Of course, most people who say violence never solved anything say it in a very specific context: When America might do something violent. For instance, when some evil regime slaughters domestic opponents, even whole peoples, in order to hold on to power, a certain breed of pacifist says there’s nothing we can do about it other than to “work diplomatically,” rally “world opinion,” or impose sanctions. After all, violence never solved anything. In the vast majority of cases these remedies do little to nothing to halt the violence. Often, the sanctions end up hurting innocent civilians while leaving the regime unscathed. And, sometimes, the sanctions even help the regime solidify power because the government is in control of the food supply. This describes countless situations from North Korea today to Saddam Hussein’s Iraq. The hitch is that the violence being waged by the regime solves all sorts of problems—
for the regime
. And our refusal to use violence is the one thing that guarantees the continuation of the problematic regime. This is a particularly acute challenge when the problematic regime is in fact at war with us.
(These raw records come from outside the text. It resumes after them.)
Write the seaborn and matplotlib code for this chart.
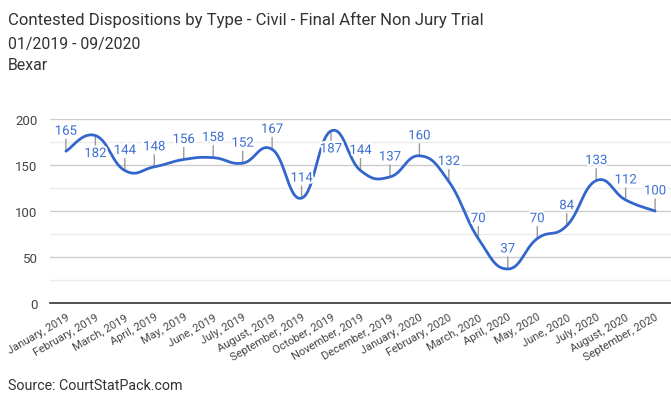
import numpy as np
import pandas as pd
import matplotlib
matplotlib.use("Agg")
import matplotlib.pyplot as plt
import matplotlib.patheffects as pe
import seaborn as sns

# Data
months = ["January, 2019", "February, 2019", "March, 2019", "April, 2019", "May, 2019",
          "June, 2019", "July, 2019", "August, 2019", "September, 2019", "October, 2019",
          "November, 2019", "December, 2019", "January, 2020", "February, 2020",
          "March, 2020", "April, 2020", "May, 2020", "June, 2020", "July, 2020",
          "August, 2020", "September, 2020"]
counts = [165, 182, 144, 148, 156, 158, 152, 167, 114, 187, 144, 137,
          160, 132, 70, 37, 70, 84, 133, 112, 100]
labels_below = ["February, 2019", "October, 2019"]

LINE = "#3366cc"


def smooth(y, k=0.22, n=30):
    # cubic bezier through the points (like a "function" curve)
    y = np.asarray(y, dtype=float)
    x = np.arange(len(y), dtype=float)
    xs, ys = [], []
    for i in range(len(y) - 1):
        p0 = np.array([x[i], y[i]])
        p3 = np.array([x[i + 1], y[i + 1]])
        prev = np.array([x[i - 1], y[i - 1]]) if i > 0 else p0
        nxt = np.array([x[i + 2], y[i + 2]]) if i + 2 < len(y) else p3
        p1 = p0 + (p3 - prev) * k
        p2 = p3 - (nxt - p0) * k
        t = np.linspace(0, 1, n, endpoint=(i == len(y) - 2))[:, None]
        pts = ((1 - t) ** 3) * p0 + 3 * ((1 - t) ** 2) * t * p1 + 3 * (1 - t) * t ** 2 * p2 + t ** 3 * p3
        xs.extend(pts[:, 0])
        ys.extend(pts[:, 1])
    return np.array(xs), np.array(ys)


sns.set_style("white")
plt.rcParams["font.family"] = ["Roboto", "DejaVu Sans"]

fig = plt.figure(figsize=(6.71, 4.06), dpi=100)
ax = fig.add_axes([50 / 671, 102 / 406, 621 / 671, 184 / 406])

sx, sy = smooth(counts)
curve = pd.DataFrame({"x": sx, "y": sy})
sns.lineplot(data=curve, x="x", y="y", ax=ax, color=LINE, linewidth=2, sort=False, zorder=3)

ax.set_xlim(-0.54, len(counts) - 1 + 0.54)
ax.set_ylim(0, 200)
ax.set_yticks([0, 50, 100, 150, 200])
ax.set_yticks([25, 75, 125, 175], minor=True)
ax.grid(axis="y", which="major", color="#cccccc", linewidth=1)
ax.grid(axis="y", which="minor", color="#ebebeb", linewidth=1)
ax.set_axisbelow(True)
for s in ["top", "right", "left"]:
    ax.spines[s].set_visible(False)
ax.spines["bottom"].set_color("#333333")
ax.spines["bottom"].set_linewidth(1.2)
ax.spines["bottom"].set_zorder(4)

ax.set_xticks(range(len(months)))
ax.set_xticklabels(months, rotation=30, ha="right", rotation_mode="anchor",
                   fontsize=8, color="#444444")
ax.tick_params(axis="x", length=0, pad=6)
ax.tick_params(axis="y", which="both", length=0, labelsize=9.5, labelcolor="#444444", pad=9)
ax.set_xlabel("")
ax.set_ylabel("")

# annotations with small stems
for i, (m, v) in enumerate(zip(months, counts)):
    d = -1 if m in labels_below else 1
    ax.annotate("", xy=(i, v), xytext=(0, 12 * d), textcoords="offset pixels",
                arrowprops=dict(arrowstyle="-", color="#999999", lw=1,
                                shrinkA=0, shrinkB=0), zorder=2)
    ax.annotate(str(v), xy=(i, v), xytext=(0, 20 * d if d > 0 else -18),
                textcoords="offset pixels", ha="center", va="center",
                fontsize=9.5, color="#3d6fd1", zorder=5,
                path_effects=[pe.withStroke(linewidth=3, foreground="white")])

fig.text(8 / 671, 1 - 20 / 406, "Contested Dispositions by Type - Civil - Final After Non Jury Trial",
         fontsize=12.1, color="#333333", va="center", ha="left")
fig.text(8 / 671, 1 - 45 / 406, "01/2019 - 09/2020", fontsize=11.4, color="#333333",
         va="center", ha="left")
fig.text(8 / 671, 1 - 66 / 406, "Bexar", fontsize=11.4, color="#333333",
         va="center", ha="left")
fig.text(8 / 671, 1 - 386 / 406, "Source: CourtStatPack.com", fontsize=10.3, color="#333333",
         va="center", ha="left")

fig.savefig("out.png", dpi=100)
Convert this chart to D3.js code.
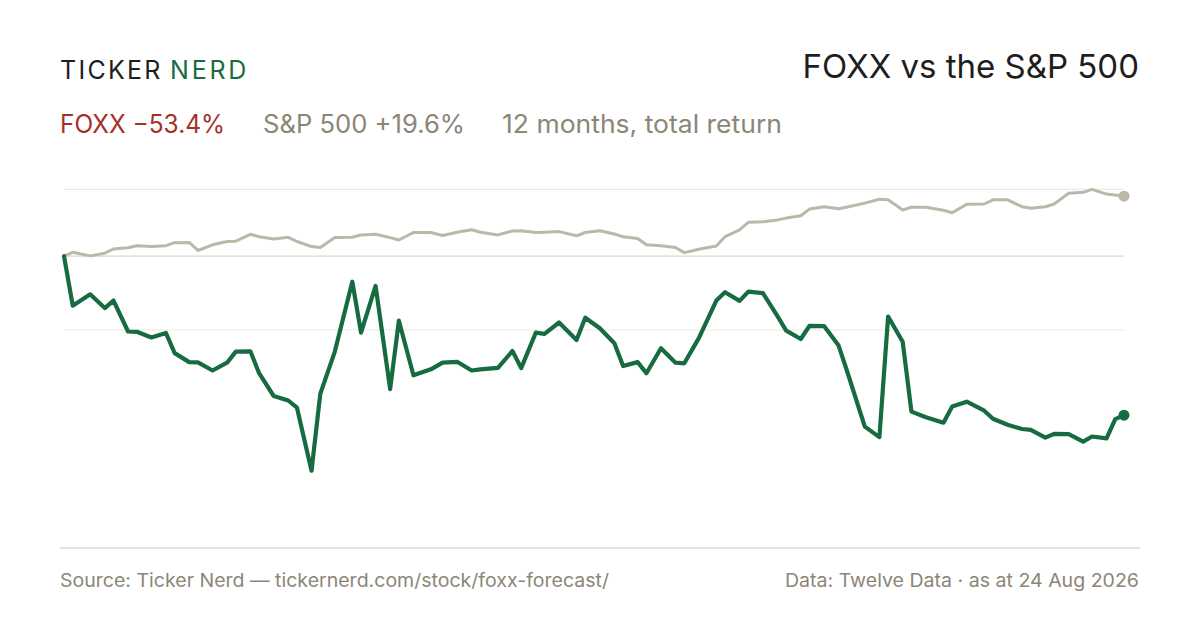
<!DOCTYPE html>
<html>
<head>
<meta charset="utf-8">
<script src="https://cdn.jsdelivr.net/npm/d3@7/dist/d3.min.js"></script>
<style>
  html, body { margin: 0; padding: 0; background: #ffffff; }
  svg { display: block; font-family: Inter, "Noto Sans", sans-serif; }
</style>
</head>
<body>
<svg id="chart" width="1200" height="630"></svg>
<script>
// Dates (every third trading day) and cumulative total return, %
const dates = [
  "2025-08-25","2025-08-28","2025-09-03","2025-09-08","2025-09-11","2025-09-16","2025-09-19","2025-09-24","2025-09-29","2025-10-02",
  "2025-10-07","2025-10-10","2025-10-15","2025-10-20","2025-10-23","2025-10-28","2025-10-31","2025-11-05","2025-11-10","2025-11-13",
  "2025-11-18","2025-11-21","2025-11-26","2025-12-02","2025-12-05","2025-12-10","2025-12-15","2025-12-18","2025-12-23","2025-12-29",
  "2026-01-02","2026-01-07","2026-01-12","2026-01-15","2026-01-21","2026-01-26","2026-01-29","2026-02-03","2026-02-06","2026-02-11",
  "2026-02-17","2026-02-20","2026-02-25","2026-03-02","2026-03-05","2026-03-10","2026-03-13","2026-03-18","2026-03-23","2026-03-26",
  "2026-03-31","2026-04-06","2026-04-09","2026-04-14","2026-04-17","2026-04-22","2026-04-27","2026-04-30","2026-05-05","2026-05-08",
  "2026-05-13","2026-05-18","2026-05-21","2026-05-27","2026-06-01","2026-06-04","2026-06-09","2026-06-12","2026-06-17","2026-06-23",
  "2026-06-26","2026-07-01","2026-07-07","2026-07-10","2026-07-15","2026-07-20","2026-07-23","2026-07-28","2026-07-31","2026-08-05",
  "2026-08-10","2026-08-13","2026-08-18","2026-08-21","2026-08-24"
];
const foxx = [
  0, -16.5, -12.7, -17.3, -14.8, -25.1, -25.2, -27.1, -25.6, -32.3,
  -35.3, -35.4, -38.1, -35.5, -31.8, -31.7, -39.0, -46.6, -48.1, -50.5,
  -71.5, -45.9, -31.8, -8.5, -25.5, -9.9, -44.3, -21.5, -39.7, -37.7,
  -35.5, -35.2, -38.1, -37.7, -37.2, -31.6, -37.3, -25.5, -25.9, -22.1,
  -27.9, -20.5, -24.0, -29.0, -36.6, -35.3, -39.0, -30.7, -35.5, -35.7,
  -27.3, -14.8, -12.0, -14.9, -11.8, -12.3, -20.0, -24.8, -27.6, -23.2,
  -23.3, -29.8, -38.6, -56.8, -60.3, -20.1, -28.5, -51.8, -53.7, -55.5,
  -50.1, -48.5, -51.5, -54.2, -56.2, -57.6, -57.9, -60.5, -59.2, -59.3,
  -61.8, -60.1, -60.7, -54.3, -53.0
];
const spx = [
  0, 1.3, 0.1, 1.0, 2.4, 2.8, 3.5, 3.2, 3.5, 4.5,
  4.6, 1.9, 3.8, 4.9, 5.0, 7.3, 6.5, 5.7, 6.3, 4.9,
  3.2, 2.9, 6.2, 6.3, 7.1, 7.3, 6.2, 5.4, 7.9, 7.9,
  6.9, 8.0, 8.8, 8.0, 7.1, 8.4, 8.5, 7.9, 8.0, 8.2,
  6.8, 7.9, 8.5, 7.4, 6.5, 5.9, 3.8, 3.5, 2.9, 1.2,
  2.3, 3.4, 6.5, 8.8, 11.3, 11.5, 12.1, 12.7, 13.5, 15.7,
  16.5, 15.8, 16.4, 17.7, 19.0, 18.8, 15.4, 16.3, 16.3, 15.3,
  14.5, 17.3, 17.4, 18.8, 18.8, 16.5, 16.0, 16.5, 17.4, 21.0,
  21.3, 22.3, 20.7, 20.4, 20.0
];
const brand = ["TICKER", "NERD"];
const title = "FOXX vs the S&P 500";
const subtitle = [
  { text: "FOXX \u221253.4%", color: "#a33129" },
  { text: "S&P 500 +19.6%", color: "#8c8677" },
  { text: "12 months, total return", color: "#8c8677" }
];
const footLeft = "Source: Ticker Nerd \u2014 tickernerd.com/stock/foxx-forecast/";
const footRight = "Data: Twelve Data \u00b7 as at 24 Aug 2026";

const parse = d3.timeParse("%Y-%m-%d");
const data = dates.map((d, i) => ({ date: parse(d), foxx: foxx[i], spx: spx[i] }));

const svg = d3.select("#chart");

// Header
svg.append("text").attr("x", 60).attr("y", 78.5)
  .attr("font-size", 25).attr("letter-spacing", 2.6)
  .attr("fill", "#1e1e1e").attr("textLength", 103).attr("lengthAdjust", "spacing")
  .text(brand[0]);
svg.append("text").attr("x", 170).attr("y", 78.5)
  .attr("font-size", 25).attr("letter-spacing", 2.6)
  .attr("fill", "#1a6b42").attr("textLength", 79).attr("lengthAdjust", "spacing")
  .text(brand[1]);

svg.append("text").attr("x", 1139).attr("y", 78).attr("text-anchor", "end")
  .attr("font-size", 33).attr("fill", "#1e1e1e").text(title);

const subX = [60, 263, 502];
const subW = [165, 202, 280];
subtitle.forEach((s, i) => {
  svg.append("text").attr("x", subX[i]).attr("y", 133).attr("font-size", 25)
    .attr("fill", s.color).attr("textLength", subW[i]).attr("lengthAdjust", "spacingAndGlyphs")
    .text(s.text);
});

// Scales
const x = d3.scaleTime()
  .domain(d3.extent(data, d => d.date))
  .range([64, 1124]);
const yMin = d3.min(data, d => Math.min(d.foxx, d.spx));
const yMax = d3.max(data, d => Math.max(d.foxx, d.spx));
const y = d3.scaleLinear().domain([yMin, yMax]).range([470.7, 189.3]);

// Gridlines
const grid = [yMax, (yMax + yMin) / 2];
svg.append("g").selectAll("line").data(grid).join("line")
  .attr("x1", 64).attr("x2", 1124)
  .attr("y1", d => y(d)).attr("y2", d => y(d))
  .attr("stroke", "#ece9e2").attr("stroke-width", 1.2);
svg.append("line")
  .attr("x1", 64).attr("x2", 1124)
  .attr("y1", y(0)).attr("y2", y(0))
  .attr("stroke", "#dcd7c6").attr("stroke-width", 1.2);

// Bottom axis line
svg.append("line").attr("x1", 60).attr("x2", 1140).attr("y1", 548).attr("y2", 548)
  .attr("stroke", "#dedad0").attr("stroke-width", 1.6);

// Lines
const lineS = d3.line().x(d => x(d.date)).y(d => y(d.spx));
const lineF = d3.line().x(d => x(d.date)).y(d => y(d.foxx));

svg.append("path").datum(data).attr("d", lineS)
  .attr("fill", "none").attr("stroke", "#bdb6aa").attr("stroke-width", 3)
  .attr("stroke-linejoin", "round").attr("stroke-linecap", "round");
svg.append("path").datum(data).attr("d", lineF)
  .attr("fill", "none").attr("stroke", "#176b41").attr("stroke-width", 4.2)
  .attr("stroke-linejoin", "round").attr("stroke-linecap", "round");

const last = data[data.length - 1];
svg.append("circle").attr("cx", x(last.date)).attr("cy", y(last.spx)).attr("r", 5.5).attr("fill", "#bdb6aa");
svg.append("circle").attr("cx", x(last.date)).attr("cy", y(last.foxx)).attr("r", 5.5).attr("fill", "#176b41");

// Footer
svg.append("text").attr("x", 60).attr("y", 587).attr("font-size", 18.5)
  .attr("fill", "#8c8677").attr("textLength", 549).attr("lengthAdjust", "spacingAndGlyphs").text(footLeft);
svg.append("text").attr("x", 1139).attr("y", 587).attr("font-size", 18.5)
  .attr("text-anchor", "end").attr("fill", "#8c8677").attr("textLength", 354).attr("lengthAdjust", "spacingAndGlyphs").text(footRight);
</script>
</body>
</html>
This was Orwell’s fundamental insight into pacifism. “In so far as it hampers the British war effort,” Orwell wrote in 1941, “British pacifism is on the side of the Nazis and German pacifism, if it exists, is on the side of Britain and the USSR. Since pacifists have more freedom of action in countries where traces of democracy survive, pacifism can act more effectively against democracy than for it. Objectively the pacifist is pro-Nazi.”
4
The following year he observed in
Partisan Review
that “Pacifism is objectively pro-Fascist. This is elementary common sense. If you hamper the war effort of one side you automatically help out that of the other. Nor is there any real way of remaining outside such a war as the present one. In practice, ‘he that is not with me is against me.’” (When George W. Bush
said something similar, not aimed at domestic opponents of war, but at foreign regimes who harbored terrorists, he was denounced as a fascist for agreeing with Orwell.)